L’affaire ne fait pas du tout rire dans les couloirs du Parlement européen, “Si tel est le cas, ce serait problématique car cela remettrait en cause toutes les règles en vigueur pour les négociations. Cet accord est le fruit d’un compromis auquel les Allemands ont été associés. Et s’il n’y a plus de confiance, cela pose un problème pour les futurs trilogues”, commente une source européenne. Les eurodéputés – dont le rapporteur… allemand dans ce dossier – ont d’ailleurs mis la pression sur la présidence lituanienne, fraîchement entrée en fonction, pour que le vote soit rapidement remis à l’agenda. Mais il n’en est rien en l’état.

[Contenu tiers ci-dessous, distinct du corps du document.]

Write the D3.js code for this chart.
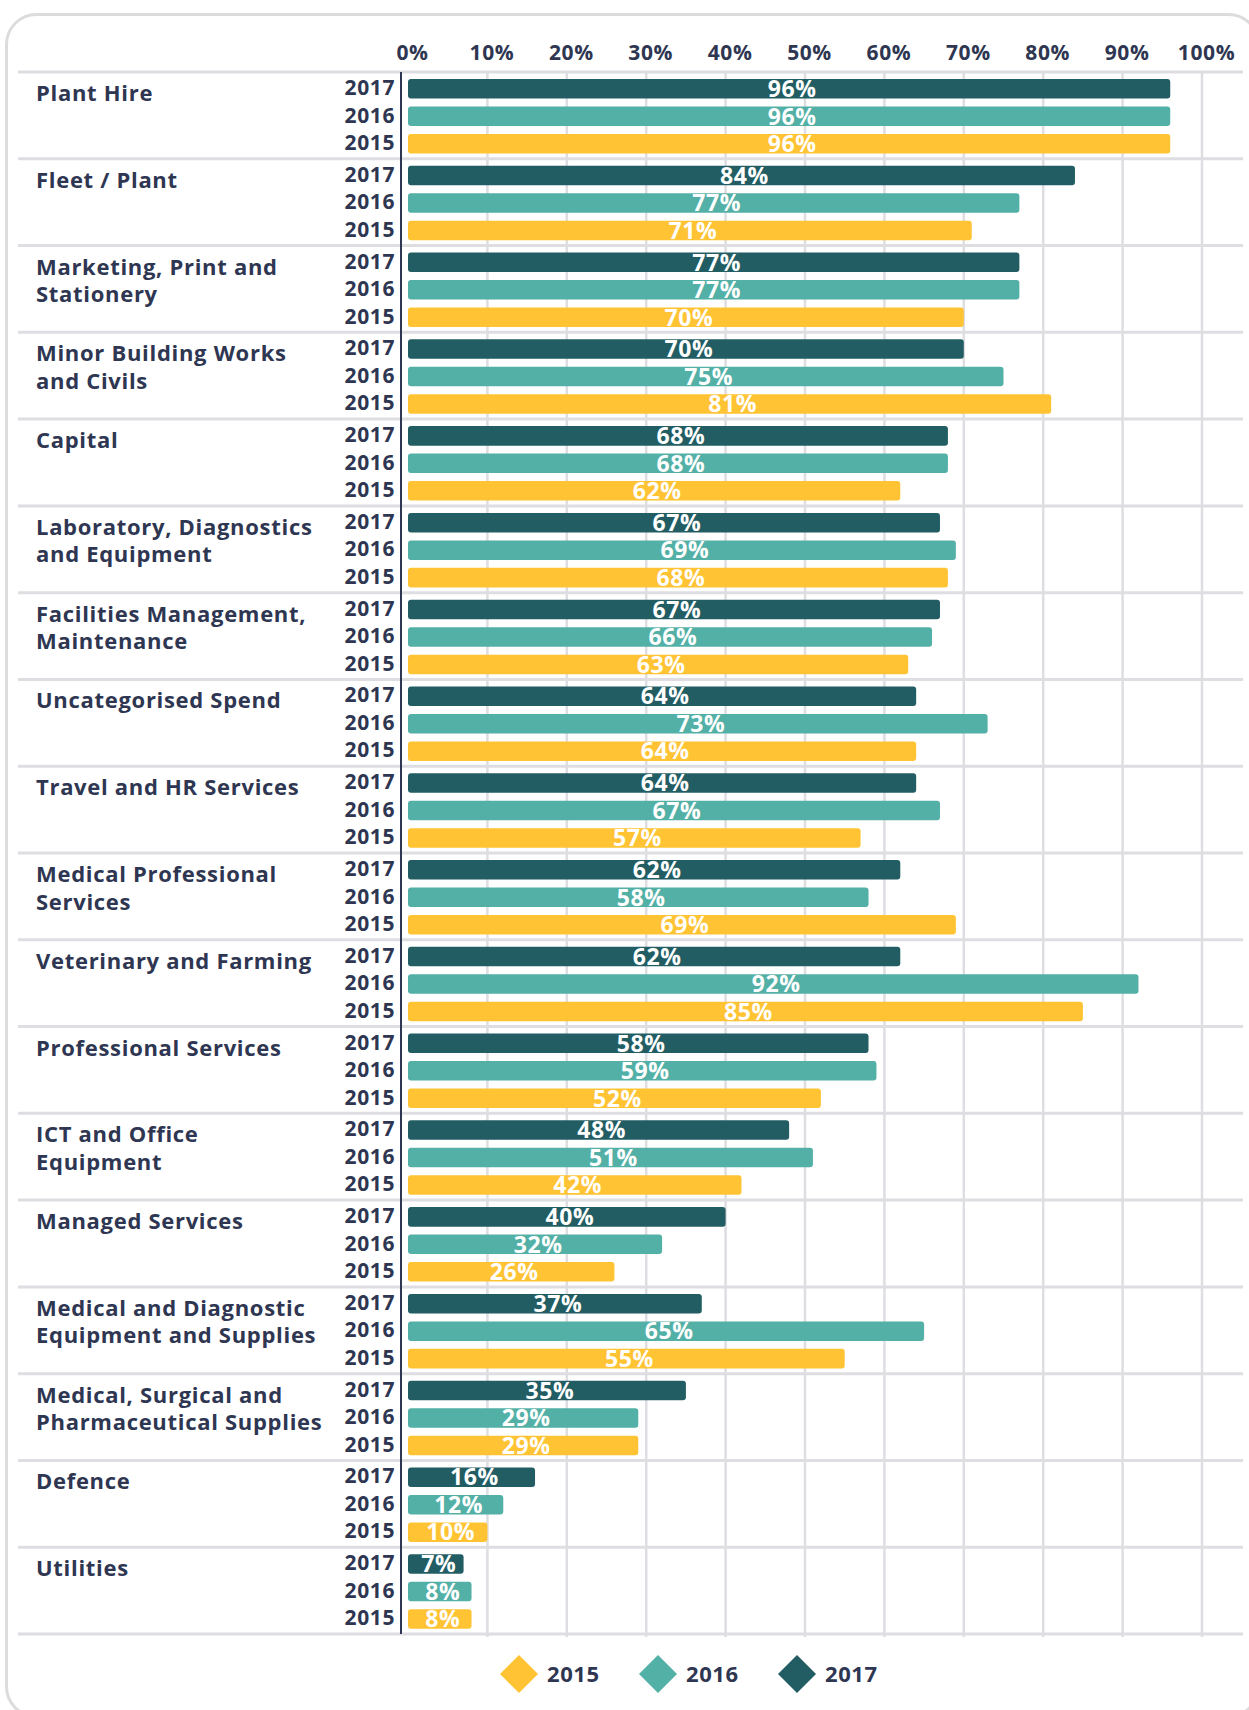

“ Cela contribue un peu plus à créer une mauvaise ambiance car le message latent est que pour Berlin, l’Europe ne représente qu’un marché où elle défend ses propres intérêts”, déplore encore un diplomate.
Une source hongroise se montre pour sa part plus compréhensive, expliquant que ce pays soutient la position allemande depuis le début. Notamment parce que plusieurs fabricants de voitures “made in Germany” sont présents sur son territoire, mais aussi parce qu’il existerait des moyens plus simples d’agir pour réduire les émissions de CO2.
Côté allemand, notre demande de réaction est restée lettre morte. Interpellée sur le sujet au terme du sommet des 27 et 28 juin, la chancelière avait déclaré s’être battue pour obtenir le gel de cette décision. Au moment où l’on discute de l’emploi en Europe et malgré la nécessité de progresser dans la protection de l’environnement, “il faut veiller à ne pas affaiblir notre propre base industrielle”, affirmait-elle en substance.